Au-delà de la quantité, c’est surtout la qualité du matériel livré qui a permis aux troupes de Kiev d’arrêter l’offensive russe, puis de reprendre l’initiative. De l’avis même de l’état-major ukrainien, la livraison par Washington de seize lance-roquettes multiples Himars M142, à partir de juin (le Royaume-Uni, la Norvège et l’Allemagne ont aussi fourni neuf exemplaires de M270, un modèle équivalent), a marqué un tournant, permettant de frapper le dispositif russe (dépôts, axes logistiques, etc.) jusqu’à 80 kilomètres de distance.

Aspirer les données

La fourniture massive de munitions (800 000 obus de 155 mm, 144 000 de 105 mm, 85 000 de 120 mm…) a été également déterminante pour répondre à la puissance de feu de l’artillerie russe et soutenir un front de 2 500 kilomètres, dont 1 300 kilomètres sont considérés comme actifs. L’opérateur Starlink, propriété d’Elon Musk, dit pour sa part avoir livré 15 000 à 20 000 terminaux satellites en Ukraine, très utiles pour les militaires lorsque les réseaux de communication sont coupés. « Notre objectif, aujourd’hui, est de continuer à fournir aux Ukrainiens tout ce dont ils ont besoin », a résumé le ministère de la défense américain, dans un communiqué publié lundi 12 septembre.

Mise en place, en 2014, après l’annexion de la Crimée, la formation des soldats ukrainiens aux tactiques de l’OTAN a également été accélérée par les Américains, après le début du conflit. Le Pentagone a révélé, lundi 12 septembre, avoir entraîné ces derniers mois quelque 1 500 militaires à l’utilisation de son matériel : 630 l’ont été pour les obusiers M777, 325 pour les Himars, 100 pour les drones… Washington soutient également le programme d’entraînement lancé sur le sol britannique cet été, qui a déjà permis de former plus de 4 000 soldats.

Signe de l’efficacité de ces entraînements, le sous-secrétaire américain à la défense, Bill LaPlante, a déclaré, lors d’une conférence, le 7 septembre, que deux navires russes opérant en mer Noire avaient été coulés en juin, avec des missiles Harpoon occidentaux, opérés de la terre par des artilleurs formés spécialement par les Etats-Unis. « L’armée ukrainienne n’est pas une sous-armée, elle s’entraînait régulièrement avec des troupes de l’OTAN avant la guerre, il y a une base très bonne », confirme une source militaire.

Plus important encore, les Etats-Unis partagent avec l’Ukraine leur système de renseignement. Chaque jour, des avions espions de l’US Air Force sillonnent le ciel au-dessus de la mer Noire et de la frontière entre l’Ukraine et la Roumanie, pour aspirer les données électroniques et magnétiques émises par l’armée russe. Les images des satellites d’observation américains sont aussi mises à disposition de l’état-major de Kiev, qui dispose d’une vue d’ensemble du théâtre des opérations quasi en temps réel, selon les analystes. 
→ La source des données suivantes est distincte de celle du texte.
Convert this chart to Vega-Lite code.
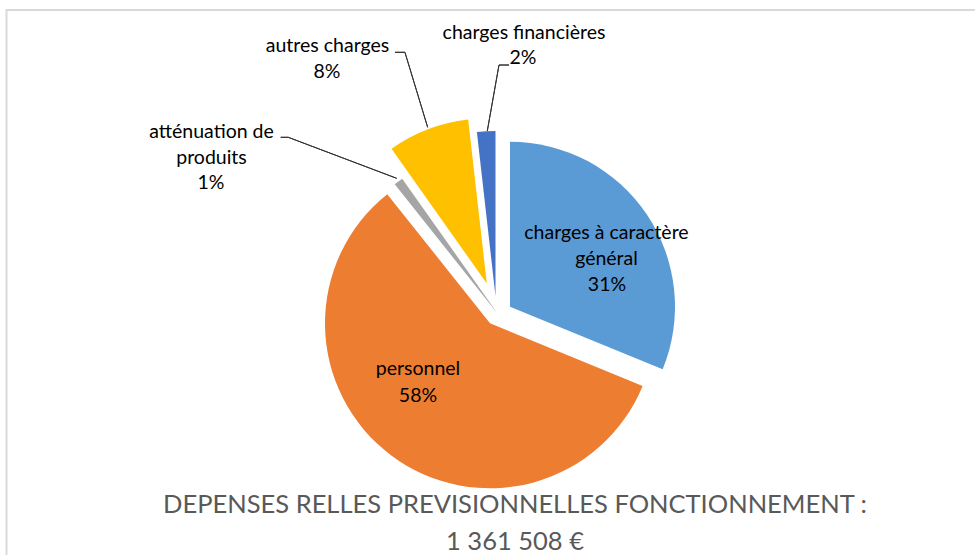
{
  "$schema": "https://vega.github.io/schema/vega-lite/v6.json",
  "autosize": "none",
  "width": 984,
  "height": 606.8,
  "padding": {"left": 6.5, "top": 10, "right": -15.5, "bottom": -61.8},
  "background": "white",
  "view": {"stroke": "#d9d9d9", "strokeWidth": 2},
  "title": {
    "text": ["DEPENSES RELLES PREVISIONNELLES FONCTIONNEMENT :", "1 361 508 €"],
    "orient": "bottom",
    "anchor": "middle",
    "offset": 0,
    "dy": -124,
    "dx": 16.5,
    "baseline": "top",
    "font": "Lato",
    "fontSize": 25.5,
    "fontWeight": "normal",
    "color": "#595959",
    "lineHeight": 37
  },
  "data": {
    "values": [
      {"cat": "charges à caractère général", "label": "charges à caractère\ngénéral", "share": 0.312, "order": 1},
      {"cat": "personnel", "label": "personnel", "share": 0.581, "order": 2},
      {"cat": "atténuation de produits", "label": "atténuation de\nproduits", "share": 0.009, "order": 3},
      {"cat": "autres charges", "label": "autres charges", "share": 0.080, "order": 4},
      {"cat": "charges financières", "label": "charges financières", "share": 0.018, "order": 5}
    ]
  },
  "transform": [
    {"stack": "share", "groupby": [], "sort": [{"field": "order", "order": "ascending"}], "as": ["s0", "s1"]}
  ],
  "layer": [
    {
      "transform": [{"filter": "datum.cat === 'charges à caractère général'"}],
      "mark": {"type": "arc", "radius": 165, "xOffset": 11.5, "yOffset": -6.7},
      "encoding": {
        "theta": {"field": "s0", "type": "quantitative", "scale": {"domain": [0, 1]}},
        "theta2": {"field": "s1"},
        "color": {"field": "cat", "type": "nominal", "legend": null,
          "scale": {"domain": ["charges à caractère général", "personnel", "atténuation de produits", "autres charges", "charges financières"],
                    "range": ["#5B9BD5", "#ED7D31", "#A5A5A5", "#FFC000", "#4472C4"]}}
      }
    },
    {
      "transform": [{"filter": "datum.cat === 'personnel'"}],
      "mark": {"type": "arc", "radius": 165, "xOffset": -8.5, "yOffset": 9.9},
      "encoding": {
        "theta": {"field": "s0", "type": "quantitative", "scale": {"domain": [0, 1]}},
        "theta2": {"field": "s1"},
        "color": {"field": "cat", "type": "nominal", "legend": null}
      }
    },
    {
      "transform": [{"filter": "datum.cat === 'atténuation de produits'"}],
      "mark": {"type": "arc", "radius": 165, "xOffset": -1, "yOffset": 0},
      "encoding": {
        "theta": {"field": "s0", "type": "quantitative", "scale": {"domain": [0, 1]}},
        "theta2": {"field": "s1"},
        "color": {"field": "cat", "type": "nominal", "legend": null}
      }
    },
    {
      "transform": [{"filter": "datum.cat === 'autres charges'"}],
      "mark": {"type": "arc", "radius": 165, "xOffset": -11.7, "yOffset": -29.9},
      "encoding": {
        "theta": {"field": "s0", "type": "quantitative", "scale": {"domain": [0, 1]}},
        "theta2": {"field": "s1"},
        "color": {"field": "cat", "type": "nominal", "legend": null}
      }
    },
    {
      "transform": [{"filter": "datum.cat === 'charges financières'"}],
      "mark": {"type": "arc", "radius": 165, "xOffset": -3, "yOffset": -17.5},
      "encoding": {
        "theta": {"field": "s0", "type": "quantitative", "scale": {"domain": [0, 1]}},
        "theta2": {"field": "s1"},
        "color": {"field": "cat", "type": "nominal", "legend": null}
      }
    },
    {
      "transform": [{"filter": "datum.cat === 'autres charges'"}],
      "mark": {"type": "arc", "filled": false, "stroke": "#333333", "strokeWidth": 1, "radius": 277, "radius2": 198.6, "thetaOffset": 0.3218, "theta2Offset": 0.3218, "xOffset": -13.3, "yOffset": 4},
      "encoding": {"theta": {"field": "s0", "type": "quantitative", "scale": {"domain": [0, 1]}}, "theta2": {"field": "s0"}}
    },
    {
      "transform": [{"filter": "datum.cat === 'autres charges'"}],
      "mark": {"type": "arc", "filled": false, "stroke": "#333333", "strokeWidth": 1, "radius": 103.5, "radius2": 93.5, "thetaOffset": -0.9551, "theta2Offset": -0.9551, "xOffset": 0, "yOffset": -261.1},
      "encoding": {"theta": {"field": "s0", "type": "quantitative", "scale": {"domain": [0, 1]}}, "theta2": {"field": "s0"}}
    },
    {
      "transform": [{"filter": "datum.cat === 'atténuation de produits'"}],
      "mark": {"type": "arc", "filled": false, "stroke": "#333333", "strokeWidth": 1, "radius": 258.9, "radius2": 143, "thetaOffset": -0.5369, "theta2Offset": -0.5369, "xOffset": 31.9, "yOffset": -84.5},
      "encoding": {"theta": {"field": "s0", "type": "quantitative", "scale": {"domain": [0, 1]}}, "theta2": {"field": "s0"}}
    },
    {
      "transform": [{"filter": "datum.cat === 'atténuation de produits'"}],
      "mark": {"type": "arc", "filled": false, "stroke": "#333333", "strokeWidth": 1, "radius": 217.8, "radius2": 210.2, "thetaOffset": -0.8985, "theta2Offset": -0.8985, "xOffset": 0, "yOffset": -176.1},
      "encoding": {"theta": {"field": "s0", "type": "quantitative", "scale": {"domain": [0, 1]}}, "theta2": {"field": "s0"}}
    },
    {
      "transform": [{"filter": "datum.cat === 'charges financières'"}],
      "mark": {"type": "arc", "filled": false, "stroke": "#333333", "strokeWidth": 1, "radius": 244.6, "radius2": 177.6, "thetaOffset": 0.2885, "theta2Offset": 0.2885, "xOffset": -42.2, "yOffset": -7.5},
      "encoding": {"theta": {"field": "s0", "type": "quantitative", "scale": {"domain": [0, 1]}}, "theta2": {"field": "s0"}}
    },
    {
      "transform": [{"filter": "datum.cat === 'charges financières'"}],
      "mark": {"type": "arc", "filled": false, "stroke": "#333333", "strokeWidth": 1, "radius": 109, "radius2": 99, "thetaOffset": 1.6839, "theta2Offset": 1.6839, "xOffset": -98.5, "yOffset": -248.4},
      "encoding": {"theta": {"field": "s0", "type": "quantitative", "scale": {"domain": [0, 1]}}, "theta2": {"field": "s0"}}
    },
    {
      "mark": {"type": "text", "radius": 127, "dx": 2.5, "dy": -9.2, "font": "Lato", "fontSize": 19.5, "lineHeight": 26, "lineBreak": "\n", "color": "#000000", "align": "center", "baseline": "middle"},
      "encoding": {
        "theta": {"field": "share", "type": "quantitative", "stack": true, "scale": {"domain": [0, 1]}},
        "order": {"field": "order"}, "detail": {"field": "cat"},
        "text": {"condition": {"test": "datum.cat === 'charges à caractère général'", "field": "label", "type": "nominal"}, "value": ""}
      }
    },
    {
      "mark": {"type": "text", "radius": 127, "dx": 3, "dy": 42.3, "font": "Lato", "fontSize": 19.5, "color": "#000000", "align": "center", "baseline": "middle"},
      "encoding": {
        "theta": {"field": "share", "type": "quantitative", "stack": true, "scale": {"domain": [0, 1]}},
        "order": {"field": "order"}, "detail": {"field": "cat"},
        "text": {"condition": {"test": "datum.cat === 'charges à caractère général'", "field": "share", "type": "quantitative", "format": ".0%"}, "value": ""}
      }
    },
    {
      "mark": {"type": "text", "radius": 92.8, "dx": -24.8, "dy": -18.6, "font": "Lato", "fontSize": 19.5, "lineHeight": 26, "lineBreak": "\n", "color": "#000000", "align": "center", "baseline": "middle"},
      "encoding": {
        "theta": {"field": "share", "type": "quantitative", "stack": true, "scale": {"domain": [0, 1]}},
        "order": {"field": "order"}, "detail": {"field": "cat"},
        "text": {"condition": {"test": "datum.cat === 'personnel'", "field": "label", "type": "nominal"}, "value": ""}
      }
    },
    {
      "mark": {"type": "text", "radius": 92.8, "dx": -24.8, "dy": 8.4, "font": "Lato", "fontSize": 19.5, "color": "#000000", "align": "center", "baseline": "middle"},
      "encoding": {
        "theta": {"field": "share", "type": "quantitative", "stack": true, "scale": {"domain": [0, 1]}},
        "order": {"field": "order"}, "detail": {"field": "cat"},
        "text": {"condition": {"test": "datum.cat === 'personnel'", "field": "share", "type": "quantitative", "format": ".0%"}, "value": ""}
      }
    },
    {
      "mark": {"type": "text", "radius": 200, "dx": -166.9, "dy": -21.5, "font": "Lato", "fontSize": 19.5, "lineHeight": 26, "lineBreak": "\n", "color": "#000000", "align": "center", "baseline": "middle"},
      "encoding": {
        "theta": {"field": "share", "type": "quantitative", "stack": true, "scale": {"domain": [0, 1]}},
        "order": {"field": "order"}, "detail": {"field": "cat"},
        "text": {"condition": {"test": "datum.cat === 'atténuation de produits'", "field": "label", "type": "nominal"}, "value": ""}
      }
    },
    {
      "mark": {"type": "text", "radius": 200, "dx": -167.4, "dy": 29.5, "font": "Lato", "fontSize": 19.5, "color": "#000000", "align": "center", "baseline": "middle"},
      "encoding": {
        "theta": {"field": "share", "type": "quantitative", "stack": true, "scale": {"domain": [0, 1]}},
        "order": {"field": "order"}, "detail": {"field": "cat"},
        "text": {"condition": {"test": "datum.cat === 'atténuation de produits'", "field": "share", "type": "quantitative", "format": ".0%"}, "value": ""}
      }
    },
    {
      "mark": {"type": "text", "radius": 200, "dx": -99.7, "dy": -80.6, "font": "Lato", "fontSize": 19.5, "lineHeight": 26, "lineBreak": "\n", "color": "#000000", "align": "center", "baseline": "middle"},
      "encoding": {
        "theta": {"field": "share", "type": "quantitative", "stack": true, "scale": {"domain": [0, 1]}},
        "order": {"field": "order"}, "detail": {"field": "cat"},
        "text": {"condition": {"test": "datum.cat === 'autres charges'", "field": "label", "type": "nominal"}, "value": ""}
      }
    },
    {
      "mark": {"type": "text", "radius": 200, "dx": -100.2, "dy": -54.6, "font": "Lato", "fontSize": 19.5, "color": "#000000", "align": "center", "baseline": "middle"},
      "encoding": {
        "theta": {"field": "share", "type": "quantitative", "stack": true, "scale": {"domain": [0, 1]}},
        "order": {"field": "order"}, "detail": {"field": "cat"},
        "text": {"condition": {"test": "datum.cat === 'autres charges'", "field": "share", "type": "quantitative", "format": ".0%"}, "value": ""}
      }
    },
    {
      "mark": {"type": "text", "radius": 200, "dx": 36.8, "dy": -80.7, "font": "Lato", "fontSize": 19.5, "lineHeight": 26, "lineBreak": "\n", "color": "#000000", "align": "center", "baseline": "middle"},
      "encoding": {
        "theta": {"field": "share", "type": "quantitative", "stack": true, "scale": {"domain": [0, 1]}},
        "order": {"field": "order"}, "detail": {"field": "cat"},
        "text": {"condition": {"test": "datum.cat === 'charges financières'", "field": "label", "type": "nominal"}, "value": ""}
      }
    },
    {
      "mark": {"type": "text", "radius": 200, "dx": 35.8, "dy": -55.7, "font": "Lato", "fontSize": 19.5, "color": "#000000", "align": "center", "baseline": "middle"},
      "encoding": {
        "theta": {"field": "share", "type": "quantitative", "stack": true, "scale": {"domain": [0, 1]}},
        "order": {"field": "order"}, "detail": {"field": "cat"},
        "text": {"condition": {"test": "datum.cat === 'charges financières'", "field": "share", "type": "quantitative", "format": ".0%"}, "value": ""}
      }
    }
  ]
}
« On assiste aujourd’hui en Ukraine à la plus grosse opération de renseignement de l’OTAN, depuis la fin de la guerre froide », selon Joseph Henrotin, chargé de recherche à l’Institut de stratégie comparée. S’ils réfutent la présence de conseillers militaires sur le terrain, les Etats-Unis sont impliqués dans la planification des opérations.

Selon un article du New York Times, publié mardi 13 septembre, qui cite des responsables américains, la double contre-offensive à Kherson, puis à Kharkiv, a été préparée avec des militaires du Pentagone au cours de simulations (wargames dans le jargon militaire). « Nous avons fait de la modélisation et des exercices sur table, a reconnu Colin Kahl, sous-secrétaire pour la politique de défense au Pentagone, auprès du quotidien.Cet ensemble d’exercices suggérait que certaines pistes de contre-offensive étaient susceptibles de réussir plus que d’autres. Nous avons fourni ce conseil, puis les Ukrainiens ont réfléchi et ont pris leur propre décision. »Bien aidés quand même.